One thing worth knowing about the Beaverton Police Department: with approximately 130 sworn officers for a city of nearly 98,000 residents, the officer-to-resident ratio runs below the national norm. A 2025 budget deficit led to reductions including scaling back the bike patrol team. That's not a crisis, but it does mean response times in lower-priority situations may be longer than in cities with larger departments. Community engagement programs and the mental health resource team remain active, and the department's public data dashboard — available at beavertonpolice.org — gives residents more transparency into neighborhood-level activity than most comparable cities provide.

Local Expert Takeaway: If safety is your primary filter, focus your search on the SW quadrant — Sexton Mountain, Murrayhill, and the residential streets south of Scholls Ferry Road consistently outperform the citywide average by a significant margin. Buyers choosing between two comparable homes should pull the BPD's sub-area crime data for the specific zones before writing an offer. The gap between the safest and most active areas of Beaverton is wide enough to meaningfully affect daily experience, and it won't show up on any national crime map.
✅ Beaverton's residential southwest — including Sexton Mountain, Murrayhill, and Bethany — ranks among the safer suburban environments in the entire Portland metro, with violent crime risk estimated well below the citywide average.
⚠️ Property crime is elevated citywide, driven by commercial corridors and transit-adjacent areas rather than residential neighborhoods. Car break-ins near MAX stations and retail theft near Canyon Road are the dominant patterns.
📍 The gap between neighborhoods matters more than the citywide figure. The safest parts of Beaverton are measurably safer than the city average suggests — and the most active areas are more urban-feeling than most suburban buyers expect.
Is Beaverton a safe place to live?
For most residents, yes — particularly in the southwest neighborhoods where homeownership rates are high and commercial density is low. The citywide statistics are pulled upward by property crime concentrated in commercial corridors, while large swaths of the city's residential areas see very low incident rates. Beaverton is substantially safer than Portland across every major crime category.
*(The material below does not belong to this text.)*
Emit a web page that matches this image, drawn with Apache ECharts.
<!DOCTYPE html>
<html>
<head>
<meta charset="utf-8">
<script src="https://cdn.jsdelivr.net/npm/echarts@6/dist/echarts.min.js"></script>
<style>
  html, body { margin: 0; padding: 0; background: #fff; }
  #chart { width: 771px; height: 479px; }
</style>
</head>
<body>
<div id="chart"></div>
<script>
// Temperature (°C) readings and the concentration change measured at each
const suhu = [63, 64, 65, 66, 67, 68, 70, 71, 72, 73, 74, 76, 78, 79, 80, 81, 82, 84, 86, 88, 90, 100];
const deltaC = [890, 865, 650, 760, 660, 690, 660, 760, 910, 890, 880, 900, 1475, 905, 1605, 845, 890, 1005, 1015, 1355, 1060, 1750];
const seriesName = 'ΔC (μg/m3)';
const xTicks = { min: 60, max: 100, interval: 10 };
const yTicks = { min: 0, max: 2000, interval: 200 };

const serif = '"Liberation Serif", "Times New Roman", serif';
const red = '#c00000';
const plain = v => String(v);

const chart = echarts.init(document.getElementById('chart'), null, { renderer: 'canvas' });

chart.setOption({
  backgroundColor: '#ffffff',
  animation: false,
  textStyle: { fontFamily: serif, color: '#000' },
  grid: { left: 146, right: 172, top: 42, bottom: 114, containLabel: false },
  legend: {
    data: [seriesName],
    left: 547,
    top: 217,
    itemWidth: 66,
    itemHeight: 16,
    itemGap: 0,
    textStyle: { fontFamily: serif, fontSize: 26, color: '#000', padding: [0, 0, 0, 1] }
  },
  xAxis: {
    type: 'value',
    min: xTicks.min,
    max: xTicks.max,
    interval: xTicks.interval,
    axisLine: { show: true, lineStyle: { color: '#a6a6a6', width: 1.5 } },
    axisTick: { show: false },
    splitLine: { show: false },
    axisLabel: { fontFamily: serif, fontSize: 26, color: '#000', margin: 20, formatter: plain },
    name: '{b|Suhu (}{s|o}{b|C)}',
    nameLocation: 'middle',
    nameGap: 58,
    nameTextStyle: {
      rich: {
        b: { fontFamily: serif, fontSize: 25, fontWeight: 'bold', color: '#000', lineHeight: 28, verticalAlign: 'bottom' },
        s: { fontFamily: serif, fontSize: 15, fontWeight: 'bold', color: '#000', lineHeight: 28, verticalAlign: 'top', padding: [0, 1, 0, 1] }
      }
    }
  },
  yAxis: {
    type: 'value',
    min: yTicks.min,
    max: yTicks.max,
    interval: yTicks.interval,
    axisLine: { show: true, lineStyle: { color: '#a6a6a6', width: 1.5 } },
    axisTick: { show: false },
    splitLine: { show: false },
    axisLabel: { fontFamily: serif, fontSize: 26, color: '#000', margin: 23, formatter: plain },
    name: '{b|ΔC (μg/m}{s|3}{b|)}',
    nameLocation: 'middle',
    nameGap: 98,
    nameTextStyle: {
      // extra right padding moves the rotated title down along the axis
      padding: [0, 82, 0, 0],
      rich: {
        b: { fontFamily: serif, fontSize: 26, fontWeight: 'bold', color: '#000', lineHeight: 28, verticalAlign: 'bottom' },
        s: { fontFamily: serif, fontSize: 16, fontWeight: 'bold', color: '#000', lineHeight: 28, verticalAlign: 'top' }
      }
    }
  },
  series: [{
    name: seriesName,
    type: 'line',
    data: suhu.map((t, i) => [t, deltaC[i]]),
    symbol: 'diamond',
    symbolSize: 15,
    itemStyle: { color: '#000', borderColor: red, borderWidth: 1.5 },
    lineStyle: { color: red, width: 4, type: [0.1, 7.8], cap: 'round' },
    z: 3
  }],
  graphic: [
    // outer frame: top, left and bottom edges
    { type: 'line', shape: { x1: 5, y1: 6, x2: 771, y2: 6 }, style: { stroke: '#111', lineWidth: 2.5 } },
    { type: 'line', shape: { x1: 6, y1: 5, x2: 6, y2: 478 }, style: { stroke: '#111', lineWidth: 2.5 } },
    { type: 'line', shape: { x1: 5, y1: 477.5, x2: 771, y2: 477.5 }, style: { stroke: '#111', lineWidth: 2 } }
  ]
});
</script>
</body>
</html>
What parts of Beaverton have the highest crime?
Central Beaverton — particularly the areas near Beaverton TC MAX station and along Canyon Road — consistently accounts for a disproportionate share of citywide property crime reports. This reflects the commercial density and high foot traffic in those zones rather than residential danger, but buyers seeking the quietest possible environment should look to the southwest quadrant instead.
How does Beaverton compare to nearby Hillsboro or Tigard for safety?
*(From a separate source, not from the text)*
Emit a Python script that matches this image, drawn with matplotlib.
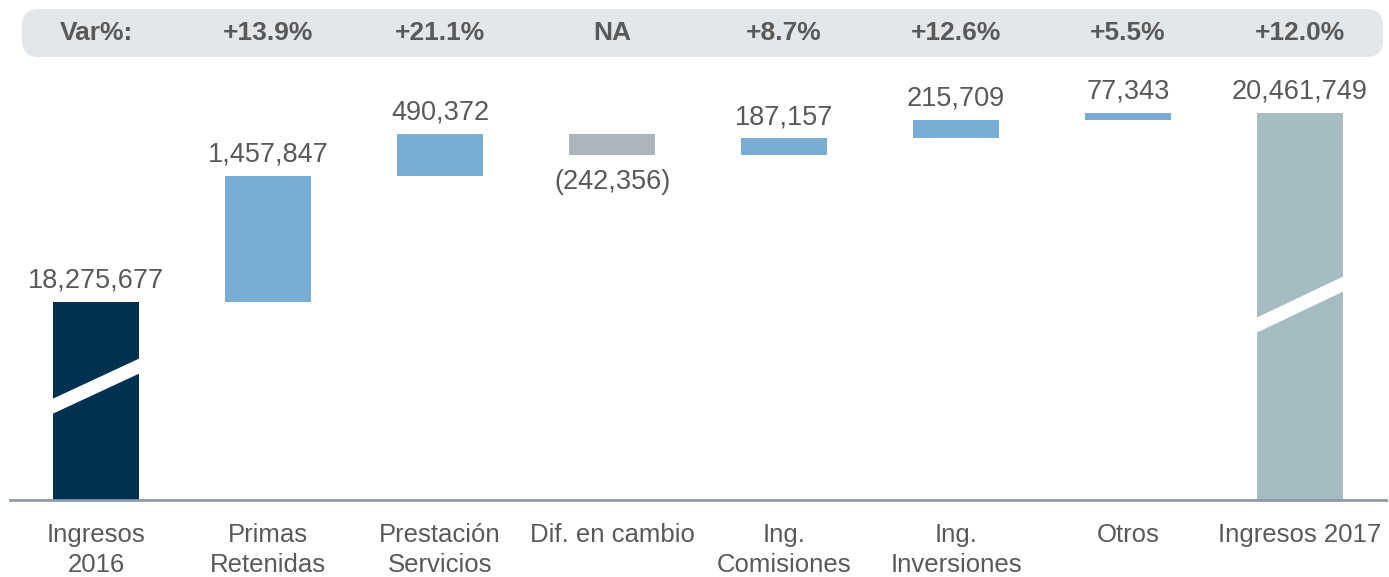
import matplotlib
matplotlib.use("Agg")
import matplotlib.pyplot as plt
from matplotlib.patches import FancyBboxPatch, Polygon
from matplotlib.transforms import blended_transform_factory

categories = ["Ingresos\n2016", "Primas\nRetenidas", "Prestación\nServicios", "Dif. en cambio",
              "Ing.\nComisiones", "Ing.\nInversiones", "Otros", "Ingresos 2017"]
start_total = 18275677
deltas = [1457847, 490372, -242356, 187157, 215709, 77343]
end_total = 20461749
var_labels = ["Var%:", "+13.9%", "+21.1%", "NA", "+8.7%", "+12.6%", "+5.5%", "+12.0%"]

C_START = "#003150"
C_POS = "#7aadd4"
C_NEG = "#adb5bc"
C_END = "#a6bcc3"
TXT = "#595959"

plt.rcParams['font.family'] = ['Liberation Sans', 'DejaVu Sans']

W, H = 1389, 577
fig = plt.figure(figsize=(W / 100, H / 100), dpi=100)
ax_bottom_px, ax_top_px = 500, 60
ax = fig.add_axes([10 / W, (H - ax_bottom_px) / H, 1376 / W, (ax_bottom_px - ax_top_px) / H])

ybase = 15985600
per_px = 11566
ax.set_ylim(ybase, ybase + (ax_bottom_px - ax_top_px) * per_px)
ax.set_xlim(-0.5, 7.5)
bw = 0.5
NUM_FS = 19.5
POS_OFF = 8 * per_px
NEG_OFF = 14 * per_px

# first bar
ax.bar(0, start_total - ybase, bottom=ybase, width=bw, color=C_START, zorder=2)
ax.text(0, start_total + POS_OFF, f"{start_total:,}", ha="center", va="bottom", fontsize=NUM_FS, color=TXT)

cum = start_total
for i, d in enumerate(deltas, start=1):
    lo, hi = (cum, cum + d) if d >= 0 else (cum + d, cum)
    ax.bar(i, hi - lo, bottom=lo, width=bw, color=C_POS if d >= 0 else C_NEG, zorder=2)
    if d >= 0:
        ax.text(i, hi + POS_OFF, f"{d:,}", ha="center", va="bottom", fontsize=NUM_FS, color=TXT)
    else:
        ax.text(i, lo - NEG_OFF, f"({-d:,})", ha="center", va="top", fontsize=NUM_FS, color=TXT)
    cum += d

ax.bar(7, end_total - ybase, bottom=ybase, width=bw, color=C_END, zorder=2)
ax.text(7, end_total + POS_OFF, f"{end_total:,}", ha="center", va="bottom", fontsize=NUM_FS, color=TXT)

# axis-break marks (white slanted bands)
def brk(x, val, f_left, f_right, thick_px=15):
    h = val - ybase
    yl = ybase + f_left * h
    yr = ybase + f_right * h
    t = thick_px * per_px / 2
    poly = Polygon([(x - bw / 2 - 0.01, yl - t), (x + bw / 2 + 0.01, yr - t),
                    (x + bw / 2 + 0.01, yr + t), (x - bw / 2 - 0.01, yl + t)],
                   closed=True, facecolor="white", edgecolor="none", zorder=3)
    ax.add_patch(poly)

brk(0, start_total, 0.47, 0.68)
brk(7, end_total, 0.45, 0.56)

for s in ax.spines.values():
    s.set_visible(False)
ax.axhline(ybase, color="#8d9ba7", lw=2, zorder=4, clip_on=False)
ax.set_xticks([])
ax.set_yticks([])

# category labels
tr = blended_transform_factory(ax.transData, fig.transFigure)
for i, c in enumerate(categories):
    fig.text(i, (H - 523) / H, c, ha="center", va="top", fontsize=18.5, color=TXT,
             transform=tr, linespacing=1.33)

# banner
banner = FancyBboxPatch((22 / W, (H - 57) / H), 1361 / W, 48 / H,
                        boxstyle="round,pad=0,rounding_size=0.012",
                        transform=fig.transFigure, facecolor="#e4e7ea", edgecolor="none",
                        mutation_aspect=W / H, zorder=-1)
fig.patches.append(banner)
for i, v in enumerate(var_labels):
    fig.text(i, (H - 33) / H, v, ha="center", va="center", fontsize=19, fontweight="bold",
             color=TXT, transform=tr, zorder=5)

fig.savefig("out.png", dpi=100)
All three cities operate in a similar safety range, with violent crime rates between 3.1 and 3.4 per 1,000 residents and property crime in the low-to-mid 20s per 1,000. Hillsboro and Tigard have slightly lower property crime counts in some analyses, likely reflecting less MAX-adjacent commercial density. The differences are meaningful at the margin but shouldn't be the deciding factor between the three cities — neighborhood selection within any of them matters more than the citywide comparison.